Sure, in most of the fictional instances, there’s always that sense put forth that the law is insufficient, or it is corrupt, or incompetent: that they only way to find true justice is through this extra-legal “code”.

But that’s a fucking frictionless slope.

Are we really going to pretend that these stories don’t help convince people that they only way they’ll get “justice” is to take it into their own hands? What if their idea of “justice” involves punishing people for rejecting them? Or simply punishing the world for their own sense of failure? Or seeking confrontation over some besmirching of their honor?

I’ve been in the back seat of a car when a friend of mine—incidentally, built a lot like Jack Reacher is described in the books (which is the very amusing opposite of Tom Cruise in the movie)—decided that someone in another car had been disrespectful to him, executed a quick turn and then floored it to catch up to him and…what?

I’m going to guess that involved the gun—that is still the only firearm I have ever held in my hands—that he had stashed under his front seat.

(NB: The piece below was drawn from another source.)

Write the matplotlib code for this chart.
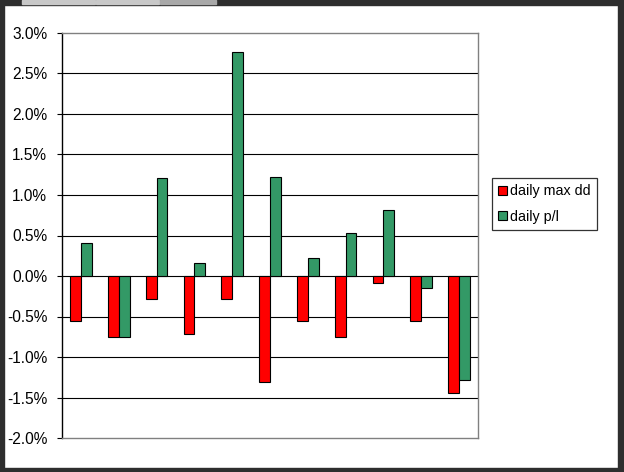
import matplotlib.pyplot as plt
from matplotlib.patches import Rectangle
import numpy as np

plt.rcParams['font.family'] = ['Liberation Sans', 'DejaVu Sans']

# values in percent
max_dd = [-0.55, -0.75, -0.29, -0.71, -0.29, -1.31, -0.55, -0.75, -0.09, -0.56, -1.45]
daily_pl = [0.41, -0.75, 1.21, 0.16, 2.77, 1.22, 0.22, 0.53, 0.81, -0.15, -1.28]
yticks = [-2.0, -1.5, -1.0, -0.5, 0.0, 0.5, 1.0, 1.5, 2.0, 2.5, 3.0]
labels = ["daily max dd", "daily p/l"]

W, H = 624, 472
fig = plt.figure(figsize=(W / 100, H / 100), dpi=100)

# dark window frame with sheet tabs along the top
dark = '#2e2e2e'
fig.patches.append(Rectangle((0, 0), 4 / W, 1, transform=fig.transFigure, color=dark, zorder=-1))
fig.patches.append(Rectangle((618 / W, 0), 6 / W, 1, transform=fig.transFigure, color=dark, zorder=-1))
fig.patches.append(Rectangle((0, 0), 1, 4 / H, transform=fig.transFigure, color=dark, zorder=-1))
fig.patches.append(Rectangle((0, 1 - 5 / H), 1, 5 / H, transform=fig.transFigure, color=dark, zorder=-1))
for x0, x1, c in [(22, 95, '#c8c8c8'), (96, 159, '#c8c8c8'), (160, 216, '#a8a8a8')]:
    fig.patches.append(Rectangle((x0 / W, 1 - 3.5 / H), (x1 - x0) / W, 3.5 / H,
                                 transform=fig.transFigure, color=c, zorder=0))

ax = fig.add_axes([62 / W, 34 / H, 416 / W, 405 / H])

x = np.arange(len(max_dd))
w = 1 / 3.5
ax.bar(x - w / 2, max_dd, w, color='#ff0000', edgecolor='black', linewidth=0.8, label=labels[0], zorder=3)
ax.bar(x + w / 2, daily_pl, w, color='#339966', edgecolor='black', linewidth=0.8, label=labels[1], zorder=3)

ax.set_xlim(-0.5, len(max_dd) - 0.5)
ax.set_ylim(-2.0, 3.0)
ax.set_yticks(yticks)
ax.set_yticklabels([f"{v:.1f}%" for v in yticks], fontsize=11.2)
ax.set_xticks([])
for v in yticks[1:-1]:
    ax.axhline(v, color='black', linewidth=0.8, zorder=1)

for s in ['top', 'right', 'bottom']:
    ax.spines[s].set_color('#808080')
    ax.spines[s].set_linewidth(1.0)
ax.spines['left'].set_color('black')
ax.spines['left'].set_linewidth(1.0)
ax.tick_params(axis='y', length=3.6, width=0.8, pad=7, colors='black')

leg = ax.legend(loc='upper left', bbox_to_anchor=(492 / W, 1 - 178 / H), bbox_transform=fig.transFigure,
                fontsize=10.3, frameon=True, fancybox=False, edgecolor='black', borderaxespad=0,
                handlelength=0.6, handleheight=0.6, handletextpad=0.2, labelspacing=0.8,
                borderpad=0.45)
leg.get_frame().set_linewidth(0.9)

fig.savefig('out.png', dpi=100)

Or perhaps it was just going to be a round of at least intimidation, or maybe actual force, to garner an apology.

Either way, redress for the imagined slight on his honor was something that his code demanded, and if there hadn’t been three of us to talk him down from his rage-high, who knows what might have happened.

It is certainly true, guns don’t kill people, people kill people—but we have created a society that tells itself stories constantly about how your only option is to fend for yourself, to take matters into your own hands, to “do what needs to be done”—and then we make it easy for things to go wrong by making guns easy to get.

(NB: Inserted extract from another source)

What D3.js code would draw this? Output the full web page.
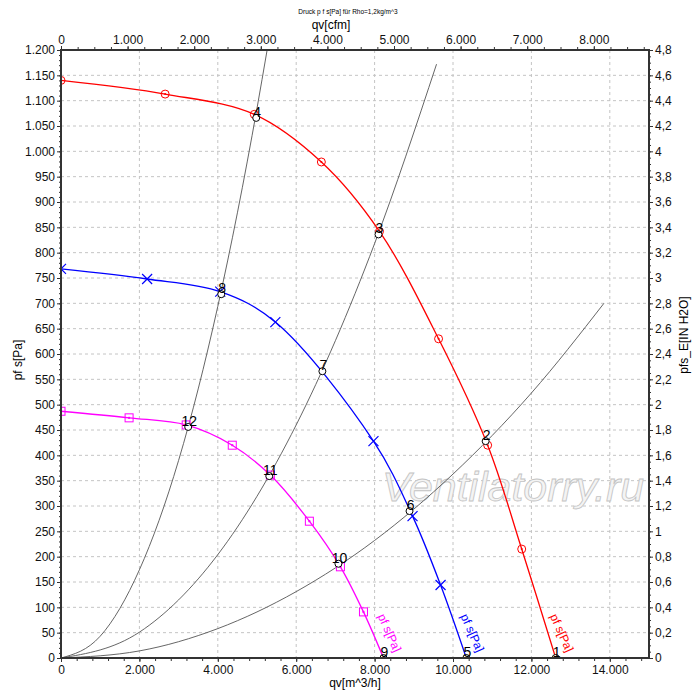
<!DOCTYPE html>
<html>
<head>
<meta charset="utf-8">
<script src="https://cdn.jsdelivr.net/npm/d3@7"></script>
<style>
  body { margin: 0; background: #fff; }
  svg { font-family: "Liberation Sans", Arial, sans-serif; }
  .grid line { stroke: #c4c4c4; stroke-dasharray: 3,3; stroke-width: 1; }
  .axis text { font-size: 12px; fill: #111; }
  .axis line { stroke: #333; }
  .axis path { display: none; }
</style>
</head>
<body>
<div id="chart"></div>
<script>
  // fan curves: qv [m^3/h] and pf s [Pa]
  const redQ = [0, 2657, 4931, 6642, 8125, 9632, 10884, 11753, 12620];
  const redP = [1140, 1113, 1073, 979, 842, 630, 420, 215, 0];
  const blueQ = [0, 2197, 4062, 5468, 7971, 8968, 9683, 10340];
  const blueP = [768, 748, 723, 663, 428, 280, 144, 0];
  const magQ = [0, 1737, 3194, 4369, 5340, 6336, 7128, 7716, 8227];
  const magP = [487, 474, 460, 420, 361, 270, 180, 91, 0];

  // system curves (black)
  const sysAQ = [0, 1000, 2000, 3000, 4000, 5000, 5258];
  const sysAP = [0, 43, 174, 390, 694, 1085, 1200];
  const sysBQ = [0, 2000, 4000, 6000, 8000, 9580];
  const sysBP = [0, 51, 204, 460, 818, 1172];
  const sysCQ = [0, 2000, 4000, 6000, 8000, 10000, 12000, 13850];
  const sysCP = [0, 14, 58, 131, 232, 363, 523, 700];

  // numbered operating points
  const opLabels = ["1", "2", "3", "4", "5", "6", "7", "8", "9", "10", "11", "12"];
  const opQ = [12620, 10833, 8099, 4980, 10340, 8891, 6668, 4088, 8227, 7077, 5314, 3245];
  const opP = [0, 428, 836, 1066, 0, 290, 566, 718, 0, 186, 359, 456];

  const curveLabel = "pf s[Pa]";
  const M3H_PER_CFM = 1.699;

(function () {
  const locale = d3.formatLocale({ decimal: ",", thousands: ".", grouping: [3], currency: ["", "€"] });
  const fmtInt = locale.format(",.0f");
  const fmtDec = locale.format(".1~f");

  const width = 700, height = 700;
  const mLeft = 61, mRight = 649, mTop = 50, mBottom = 658;

  const x = d3.scaleLinear().domain([0, 15000]).range([mLeft, mRight]);
  const xc = d3.scaleLinear().domain([0, 15000 / M3H_PER_CFM]).range([mLeft, mRight]);
  const y = d3.scaleLinear().domain([0, 1200]).range([mBottom, mTop]);
  const yr = d3.scaleLinear().domain([0, 4.8]).range([mBottom, mTop]);

  const svg = d3.select("#chart").append("svg")
    .attr("width", width)
    .attr("height", height);

  svg.append("defs").append("clipPath")
    .attr("id", "clip")
    .append("rect")
    .attr("x", mLeft).attr("y", mTop)
    .attr("width", mRight - mLeft).attr("height", mBottom - mTop);

  // grid
  const grid = svg.append("g").attr("class", "grid");
  grid.append("g").selectAll("line")
    .data(d3.range(50, 1200, 50))
    .join("line")
    .attr("x1", mLeft).attr("x2", mRight)
    .attr("y1", d => y(d)).attr("y2", d => y(d));
  grid.append("g").selectAll("line")
    .data(d3.range(2000, 15000, 2000))
    .join("line")
    .attr("y1", mTop).attr("y2", mBottom)
    .attr("x1", d => x(d)).attr("x2", d => x(d));

  // watermark
  svg.append("text")
    .attr("x", 382).attr("y", 501)
    .attr("font-size", 40)
    .attr("font-style", "italic")
    .attr("textLength", 262)
    .attr("lengthAdjust", "spacingAndGlyphs")
    .attr("fill", "#f4f4f4")
    .attr("stroke", "#c4c4c4")
    .attr("stroke-width", 0.8)
    .text("Ventilatorry.ru");

  const plot = svg.append("g").attr("clip-path", "url(#clip)");

  const sysLine = d3.line()
    .x(d => x(d[0]))
    .y(d => y(d[1]))
    .curve(d3.curveMonotoneX);
  const fanLine = d3.line()
    .x(d => x(d[0]))
    .y(d => y(d[1]))
    .curve(d3.curveCatmullRom.alpha(0.5));

  // system curves
  [[sysAQ, sysAP], [sysBQ, sysBP], [sysCQ, sysCP]].forEach(([qs, ps]) => {
    plot.append("path")
      .datum(d3.zip(qs, ps))
      .attr("fill", "none")
      .attr("stroke", "#555")
      .attr("stroke-width", 0.9)
      .attr("d", sysLine);
  });

  const fans = [
    { q: redQ, p: redP, color: "#ff0000", marker: "circle" },
    { q: blueQ, p: blueP, color: "#0000ff", marker: "cross" },
    { q: magQ, p: magP, color: "#ff00ff", marker: "square" }
  ];

  for (const fan of fans) {
    const pts = d3.zip(fan.q, fan.p);
    plot.append("path")
      .datum(pts)
      .attr("fill", "none")
      .attr("stroke", fan.color)
      .attr("stroke-width", 1.3)
      .attr("d", fanLine);

    const marks = plot.append("g")
      .selectAll("g")
      .data(pts.slice(0, -1))
      .join("g")
      .attr("transform", d => `translate(${x(d[0])},${y(d[1])})`);
    if (fan.marker === "circle") {
      marks.append("circle").attr("r", 4)
        .attr("fill", "none").attr("stroke", fan.color).attr("stroke-width", 1);
      marks.append("circle").attr("r", 1).attr("fill", fan.color);
    } else if (fan.marker === "square") {
      marks.append("rect").attr("x", -4).attr("y", -4).attr("width", 8).attr("height", 8)
        .attr("fill", "none").attr("stroke", fan.color).attr("stroke-width", 1);
      marks.append("rect").attr("x", -1).attr("y", -1).attr("width", 2).attr("height", 2)
        .attr("fill", fan.color);
    } else {
      marks.append("path").attr("d", "M-5,-5L5,5M-5,5L5,-5")
        .attr("stroke", fan.color).attr("stroke-width", 1.2);
    }

    // label along the curve, near its end
    const end = pts[pts.length - 1];
    svg.append("text")
      .attr("transform", `translate(${x(end[0]) - 6},${y(end[1]) - 42}) rotate(66)`)
      .attr("font-size", 12)
      .attr("fill", fan.color)
      .text(curveLabel);
  }

  // operating points
  const ops = plot.append("g")
    .selectAll("g")
    .data(d3.zip(opQ, opP, opLabels))
    .join("g")
    .attr("transform", d => `translate(${x(d[0])},${y(d[1])})`);
  ops.append("circle").attr("r", 3.5)
    .attr("fill", "#fff").attr("stroke", "#000").attr("stroke-width", 1);
  svg.append("g")
    .selectAll("text")
    .data(d3.zip(opQ, opP, opLabels))
    .join("text")
    .attr("x", d => x(d[0]) + 1)
    .attr("y", d => y(d[1]) - 1)
    .attr("text-anchor", "middle")
    .attr("font-size", 14)
    .attr("fill", "#000")
    .text(d => d[2]);

  // axes
  const gl = svg.append("g").attr("class", "axis").attr("transform", `translate(${mLeft},0)`);
  gl.call(d3.axisLeft(y).tickValues(d3.range(0, 1201, 10)).tickSize(2).tickFormat(""));
  gl.append("g").call(d3.axisLeft(y).tickValues(d3.range(0, 1201, 50)).tickSize(4).tickPadding(2).tickFormat(fmtInt));

  const gr = svg.append("g").attr("class", "axis").attr("transform", `translate(${mRight},0)`);
  gr.call(d3.axisRight(yr).tickValues(d3.range(0, 97).map(i => i * 0.05)).tickSize(2).tickFormat(""));
  gr.append("g").call(d3.axisRight(yr).tickValues(d3.range(0, 25).map(i => i * 0.2)).tickSize(4).tickPadding(2).tickFormat(fmtDec));

  const gb = svg.append("g").attr("class", "axis").attr("transform", `translate(0,${mBottom})`);
  gb.call(d3.axisBottom(x).tickValues(d3.range(0, 15001, 400)).tickSize(3).tickFormat(""));
  gb.append("g").call(d3.axisBottom(x).tickValues(d3.range(0, 14001, 2000)).tickSize(4).tickPadding(3).tickFormat(fmtInt));

  const gt = svg.append("g").attr("class", "axis").attr("transform", `translate(0,${mTop})`);
  gt.call(d3.axisTop(xc).tickValues(d3.range(0, 8801, 250)).tickSize(3).tickFormat(""));
  gt.append("g").call(d3.axisTop(xc).tickValues(d3.range(0, 8001, 1000)).tickSize(4).tickPadding(2).tickFormat(fmtInt));

  // frame
  svg.append("rect")
    .attr("x", mLeft).attr("y", mTop)
    .attr("width", mRight - mLeft).attr("height", mBottom - mTop)
    .attr("fill", "none")
    .attr("stroke", "#333")
    .attr("stroke-width", 2);

  // titles
  svg.append("text")
    .attr("x", 348).attr("y", 14)
    .attr("text-anchor", "middle")
    .attr("font-size", 6.5)
    .text("Druck p f s[Pa] für Rho=1,2kg/m^3");
  svg.append("text")
    .attr("x", 331).attr("y", 29)
    .attr("text-anchor", "middle")
    .attr("font-size", 12)
    .text("qv[cfm]");
  svg.append("text")
    .attr("x", 355).attr("y", 687)
    .attr("text-anchor", "middle")
    .attr("font-size", 12)
    .text("qv[m^3/h]");
  svg.append("text")
    .attr("transform", "translate(22,360) rotate(-90)")
    .attr("text-anchor", "middle")
    .attr("font-size", 12)
    .text("pf s[Pa]");
  svg.append("text")
    .attr("transform", "translate(688,335) rotate(-90)")
    .attr("text-anchor", "middle")
    .attr("font-size", 12)
    .text("pfs_E[IN H2O]");
})();
</script>
</body>
</html>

Books of 2014, #5: Die Trying, by Lee Child (Jack Reacher #2)

The “Jack Reacher” novels are causing me to realize that I haven’t actually read a lot of conventional thrillers in…well, maybe ever. I mean, I read Tom Clancy’s first few novels—basically, the ones that were published before I finished college—and that’s about it.

That said, I’ve seen plenty of movies in this mold, so the conventions of the genre are pretty familiar. And truly, these don’t seem to be bad renditions of the type…except for the sex elements.

It’s not that I’m a prude—more that if I was going to sit down and find passages to mock in these books, I would just start skimming for anything having to do with Jack Reacher’s thoughts about the attractiveness of women, or even more unintentionally hilarious, his renditions of sex. They’re just excruciationly awkward.

Other than that, yeah, it was a perfectly fine read, nothing really to distinguish it.

Books of 2014, #3: Killing Floor, by Lee Child (Jack Reacher #1)

If anyone wasn’t completely certain that I was reading (and am now ripping off) Chet’s posts about books last year, then this book selection will probably eliminate any doubts.

I was looking for some low-effort entertainment, and based on the fact that the movie had been completely watchable, and that Chet has apparently read all of them, I figured that the Jack Reacher novels were at least unlikely to offend me terribly, since Chet tends to be somewhat more sensitive to such things than I.

And indeed, while it seemed obvious that Killing Floor was a first novel, the things it did wrong or poorly were at least different things than most first novels. The prose, while choppy, had the virtue of at least not being purple. There were occasional word choices that, if I had not already known “Lee Child” was British would have clued me in—but no epic missteps.

The plot…ehhh, in many ways, the less said about the plot the better. It was serviceable. It caused things to happen, caused conflicts to arise, even if much of it felt kind of forced.

I do intend to read the second—i get the impression from Chet that they do get better—and I hope that, as I gleaned from Childs’ introduction to this novel, the rest of them aren’t in first person.

I will add, though, that if anyone needs a long series of books to keep them busy, you owe it to yourself to read Patrick O’Brian’s Aubrey & Maturin novels. I flat out don’t care whether you think they sound like your cup of tea, because whatever your opinion, it’s wrong: either you’re wrong that you won’t love them, or you’re wrong about why you’ll love them.